With summer just around the corner, it looks like stock markets won’t be the only ones seeing red. Weeks of volatility and sell-offs have been difficult for all but the most seasoned self-directed investors to stomach.

For DIY investors, the news isn’t all bad though. The pullback in stock markets typically means that online brokerages will need to work harder to encourage online investors to open an online trading account, and that means potentially bigger or more attractive incentives. 

Although there aren’t any new deals that have launched at the start of the month, leading into June there have been several noteworthy developments in the online brokerage deals and promotions section

By far, the biggest development last month was the launch of commission-free trading on stocks and ETFs at CIBC Investor’s Edge. This is huge news for younger investors, as well as for competing online brokerages across the board. As the first of the big five bank-owned online brokerages to offer full commission-free trading, it seems like CIBC’s peers will have to consider adjusting their commission rates or young investor offerings. 

Fortunately for RBC Direct Investing, their 100 commission-free trade offer is both large enough and long enough in duration to weather this price move by CIBC Investor’s Edge. Perhaps it was fortuitous timing that RBC chose to extend their offer at the beginning of last month, and with this move from CIBC Investor’s Edge, they may consider extending it even further. 

There’s no question that the list of commission-free online trading options is growing. TD Direct Investing, via their Easy Trade app, offers 50 commission-free stock trades per year, and National Bank Direct Brokerage and Desjardins Online Brokerage each offer full commission-free trading to investors of all ages. Of course, there’s still Wealthsimple Trade in the mix too.  

Against that backdrop, the launch last month by Qtrade Direct Investing of a 50 commission-free trade offer does provide something to online investors looking for a deal when opening an online account, but clearly, the stakes have been raised. 

The reality for Canadian online brokerages is that there are only a few months left to make plans for the next RRSP season, and with all the action happening in markets right now, for better or worse, online investors are checking their accounts and wondering if they’re getting great value. It’s one thing to sell a stock into a storm and another to incur a commission charge on a loss. 

Expired Deals

Wealthsimple Trade’s “free stock” promotion expired on May 31st. This popular promotion has been a windfall for the zero-commission broker, mirroring the performance of US online brokerage, Robinhood, who has a similar (but actually a free stock) program in place. 
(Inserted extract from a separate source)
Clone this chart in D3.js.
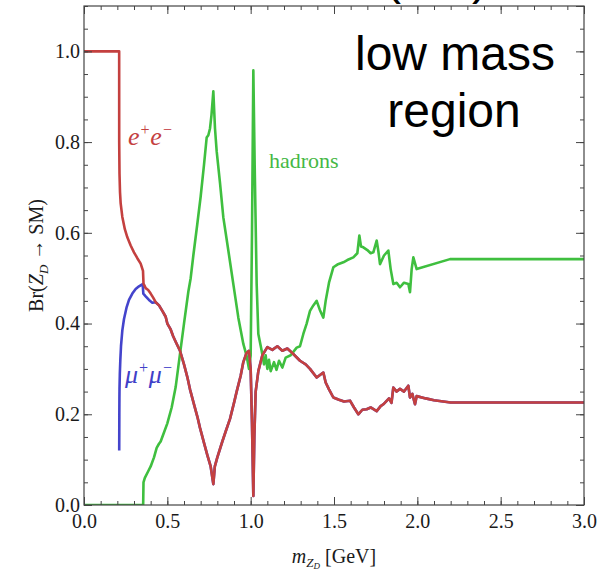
<!DOCTYPE html>
<meta charset="utf-8">
<script src="https://cdn.jsdelivr.net/npm/d3@7"></script>
<style>
body { margin: 0; background: #fff; }
text { font-family: "Liberation Serif", "Times New Roman", serif; }
</style>
<svg id="chart" width="597" height="570"></svg>
<script>

// e+e- near threshold, then shared lepton tail (mu mu overlaps e e above ~0.43 GeV)
var eeHeadM  = [0, 0.211, 0.2112, 0.213, 0.216, 0.22, 0.23, 0.245, 0.26, 0.28, 0.30, 0.32, 0.34, 0.354, 0.357, 0.37, 0.385, 0.40, 0.415];
var eeHeadBr = [1.0, 1.0, 0.80, 0.73, 0.69, 0.665, 0.635, 0.608, 0.59, 0.572, 0.557, 0.544, 0.532, 0.516, 0.488, 0.478, 0.474, 0.466, 0.457];

var mumuHeadM  = [0.2113, 0.212, 0.2125, 0.213, 0.215, 0.218, 0.222, 0.23, 0.24, 0.255, 0.27, 0.29, 0.31, 0.33, 0.352, 0.356, 0.37, 0.39, 0.41];
var mumuHeadBr = [0.12, 0.20, 0.235, 0.255, 0.29, 0.32, 0.35, 0.385, 0.41, 0.435, 0.452, 0.466, 0.476, 0.482, 0.487, 0.466, 0.46, 0.452, 0.446];

var lepTailM  = [0.43, 0.45, 0.47, 0.49, 0.50, 0.52, 0.535, 0.55, 0.576, 0.60, 0.62, 0.636, 0.66, 0.68, 0.696, 0.72, 0.74, 0.76, 0.776, 0.785, 0.80, 0.83, 0.85, 0.876, 0.90, 0.916, 0.94, 0.956, 0.975, 0.99, 1.0, 1.008, 1.016, 1.022, 1.03, 1.046, 1.07, 1.1, 1.13, 1.16, 1.19, 1.22, 1.25, 1.296, 1.33, 1.356, 1.396, 1.436, 1.45, 1.47, 1.496, 1.53, 1.56, 1.596, 1.62, 1.646, 1.67, 1.696, 1.72, 1.756, 1.78, 1.796, 1.83, 1.845, 1.856, 1.876, 1.896, 1.92, 1.946, 1.956, 1.97, 1.986, 1.996, 2.05, 2.1, 2.2, 3.0];
var lepTailBr = [0.447, 0.44, 0.428, 0.415, 0.40, 0.387, 0.372, 0.36, 0.34, 0.31, 0.282, 0.255, 0.222, 0.195, 0.17, 0.137, 0.11, 0.085, 0.046, 0.085, 0.105, 0.14, 0.162, 0.19, 0.225, 0.25, 0.285, 0.315, 0.335, 0.34, 0.30, 0.18, 0.02, 0.15, 0.25, 0.295, 0.33, 0.348, 0.342, 0.35, 0.34, 0.345, 0.335, 0.318, 0.31, 0.30, 0.281, 0.292, 0.27, 0.255, 0.237, 0.232, 0.228, 0.23, 0.215, 0.20, 0.21, 0.211, 0.215, 0.207, 0.218, 0.222, 0.235, 0.225, 0.259, 0.25, 0.256, 0.25, 0.263, 0.237, 0.245, 0.222, 0.24, 0.235, 0.231, 0.226, 0.226];

var hadM  = [0, 0.355, 0.357, 0.365, 0.386, 0.40, 0.42, 0.436, 0.45, 0.46, 0.476, 0.50, 0.526, 0.55, 0.576, 0.60, 0.626, 0.64, 0.656, 0.68, 0.70, 0.72, 0.736, 0.746, 0.756, 0.765, 0.776, 0.786, 0.796, 0.816, 0.836, 0.866, 0.896, 0.926, 0.956, 0.975, 0.99, 1.0, 1.008, 1.016, 1.024, 1.036, 1.046, 1.066, 1.08, 1.09, 1.1, 1.11, 1.12, 1.14, 1.155, 1.17, 1.19, 1.21, 1.24, 1.276, 1.296, 1.316, 1.336, 1.356, 1.376, 1.396, 1.415, 1.436, 1.45, 1.47, 1.496, 1.52, 1.556, 1.58, 1.616, 1.64, 1.652, 1.662, 1.676, 1.70, 1.72, 1.736, 1.756, 1.766, 1.776, 1.80, 1.826, 1.84, 1.856, 1.876, 1.896, 1.92, 1.946, 1.956, 1.966, 1.976, 1.996, 2.196, 3.0];
var hadBr = [0, 0, 0.05, 0.06, 0.075, 0.085, 0.105, 0.126, 0.135, 0.14, 0.156, 0.18, 0.215, 0.26, 0.333, 0.40, 0.47, 0.5, 0.55, 0.62, 0.68, 0.75, 0.81, 0.815, 0.83, 0.86, 0.912, 0.83, 0.78, 0.71, 0.634, 0.561, 0.487, 0.413, 0.355, 0.33, 0.30, 0.33, 0.60, 0.958, 0.75, 0.487, 0.377, 0.34, 0.31, 0.33, 0.30, 0.32, 0.295, 0.315, 0.298, 0.318, 0.303, 0.325, 0.33, 0.347, 0.35, 0.377, 0.40, 0.428, 0.44, 0.45, 0.43, 0.413, 0.45, 0.49, 0.524, 0.53, 0.535, 0.54, 0.546, 0.555, 0.594, 0.57, 0.568, 0.562, 0.555, 0.557, 0.583, 0.56, 0.531, 0.55, 0.561, 0.52, 0.487, 0.49, 0.48, 0.49, 0.487, 0.469, 0.52, 0.546, 0.52, 0.542, 0.542];

var xTicks = [0, 0.5, 1.0, 1.5, 2.0, 2.5, 3.0];
var yTicks = [0, 0.2, 0.4, 0.6, 0.8, 1.0];

var svg = d3.select("#chart");
var pLeft = 84, pRight = 584, pTop = 6, pBottom = 505;

var x = d3.scaleLinear().domain([0, 3]).range([pLeft, pRight]);
var y = d3.scaleLinear().domain([0, 1.1]).range([pBottom, pTop]);

svg.append("clipPath").attr("id", "clip")
  .append("rect").attr("x", pLeft).attr("y", pTop).attr("width", pRight - pLeft).attr("height", pBottom - pTop);

var line = d3.line().x(d => x(d[0])).y(d => y(d[1]));

var series = [
  {m: mumuHeadM.concat(lepTailM), br: mumuHeadBr.concat(lepTailBr), color: "#4444cc"},
  {m: hadM, br: hadBr, color: "#3fbf3f"},
  {m: eeHeadM.concat(lepTailM), br: eeHeadBr.concat(lepTailBr), color: "#c4403f"}
];

var lines = svg.append("g").attr("clip-path", "url(#clip)");
series.forEach(function(s) {
  lines.append("path")
    .datum(d3.zip(s.m, s.br))
    .attr("d", line)
    .attr("fill", "none")
    .attr("stroke", s.color)
    .attr("stroke-width", 2.6)
    .attr("stroke-linejoin", "round");
});

// frame with inward ticks, mathematica style
function ticks(axis, pos, values, size, labels) {
  var g = svg.append("g").attr("transform", pos)
    .call(axis.tickValues(values).tickSizeInner(size).tickSizeOuter(0).tickPadding(4)
      .tickFormat(labels ? d3.format(".1f") : ""));
  g.select(".domain").remove();
  g.selectAll("line").attr("stroke", "#444");
  g.selectAll("text").attr("font-size", 20).attr("fill", "#1a1a1a")
    .style("font-family", "'Liberation Serif', serif");
  return g;
}
var xMinor = d3.range(0, 3.0001, 0.1), yMinor = d3.range(0, 1.1001, 0.05);

ticks(d3.axisBottom(x), "translate(0," + pBottom + ")", xMinor, -4, false);
var xb = ticks(d3.axisBottom(x), "translate(0," + pBottom + ")", xTicks, -8, true);
xb.selectAll("text").attr("dy", "0.95em");
ticks(d3.axisTop(x), "translate(0," + pTop + ")", xMinor, -4, false);
ticks(d3.axisTop(x), "translate(0," + pTop + ")", xTicks, -8, false);
ticks(d3.axisLeft(y), "translate(" + pLeft + ",0)", yMinor, -4, false);
var yl = ticks(d3.axisLeft(y), "translate(" + pLeft + ",0)", yTicks, -8, true);
yl.selectAll("text").attr("x", -4);
ticks(d3.axisRight(y), "translate(" + pRight + ",0)", yMinor, -4, false);
ticks(d3.axisRight(y), "translate(" + pRight + ",0)", yTicks.concat([1.1]), -8, false);

svg.append("rect").attr("x", pLeft).attr("y", pTop).attr("width", pRight - pLeft).attr("height", pBottom - pTop)
  .attr("fill", "none").attr("stroke", "#444").attr("stroke-width", 1.2);

// axis titles
var yt = svg.append("text").attr("transform", "translate(43," + ((pTop + pBottom) / 2) + ") rotate(-90)")
  .attr("text-anchor", "middle").attr("font-size", 20).attr("fill", "#1a1a1a");
yt.append("tspan").text("Br(");
yt.append("tspan").text("Z").style("font-style", "italic");
yt.append("tspan").text("D").attr("font-size", 13).attr("dy", 5).style("font-style", "italic");
yt.append("tspan").text(" \u2192 SM)").attr("dy", -5);

var xt = svg.append("text").attr("x", x(1.5)).attr("y", 563)
  .attr("text-anchor", "middle").attr("font-size", 20).attr("fill", "#1a1a1a");
xt.append("tspan").text("m").style("font-style", "italic");
xt.append("tspan").text("Z").attr("font-size", 13).attr("dy", 4).style("font-style", "italic");
xt.append("tspan").text("D").attr("font-size", 9).attr("dy", 2).style("font-style", "italic");
xt.append("tspan").text(" [GeV]").attr("dy", -6);

// curve labels
var ee = svg.append("text").attr("x", 128).attr("y", 145).attr("font-size", 26)
  .attr("fill", "#c4403f").style("font-style", "italic");
ee.append("tspan").text("e");
ee.append("tspan").text("+").attr("font-size", 16).attr("dy", -10);
ee.append("tspan").text("e").attr("dy", 10);
ee.append("tspan").text("\u2212").attr("font-size", 16).attr("dy", -10);

var mu = svg.append("text").attr("x", 125).attr("y", 383).attr("font-size", 26)
  .attr("fill", "#4040c8").style("font-style", "italic");
mu.append("tspan").text("\u03bc");
mu.append("tspan").text("+").attr("font-size", 16).attr("dy", -10);
mu.append("tspan").text("\u03bc").attr("dy", 10);
mu.append("tspan").text("\u2212").attr("font-size", 16).attr("dy", -10);

svg.append("text").attr("x", 269).attr("y", 168).attr("font-size", 22)
  .attr("fill", "#45b845").text("hadrons");

// big annotation; the bracket pair is the tail of a title cut off by the top edge
var sans = "'Liberation Sans', Arial, sans-serif";
svg.append("text").attr("x", 455).attr("y", 70).attr("text-anchor", "middle")
  .attr("font-size", 48).style("font-family", sans).text("low mass");
svg.append("text").attr("x", 454).attr("y", 127).attr("text-anchor", "middle")
  .attr("font-size", 48).style("font-family", sans).text("region");
svg.append("text").attr("x", 385).attr("y", -6).attr("font-size", 48).style("font-family", sans).text("(");
svg.append("text").attr("x", 472).attr("y", -6).attr("font-size", 48).style("font-family", sans).text(")");

</script>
Another important expired deal was from National Bank Direct Brokerage. Their recent promotional discount on margin rates seemed especially well-timed given the discussion on rising interest rates that is dominating the news cycle right now. It was the first “discount” on margin interest rates we’ve seen in some time, so given the current interest rate environment and volatility in markets, it could make this offer especially attractive to very active or sophisticated investors. 

Extended Deals

Nothing new to report on this month as far as deal extensions are concerned. The RBC Direct Investing commission-free trade offer is worth watching as it was extended into this month.

New Deals

No new deals activity to report at the start of the month.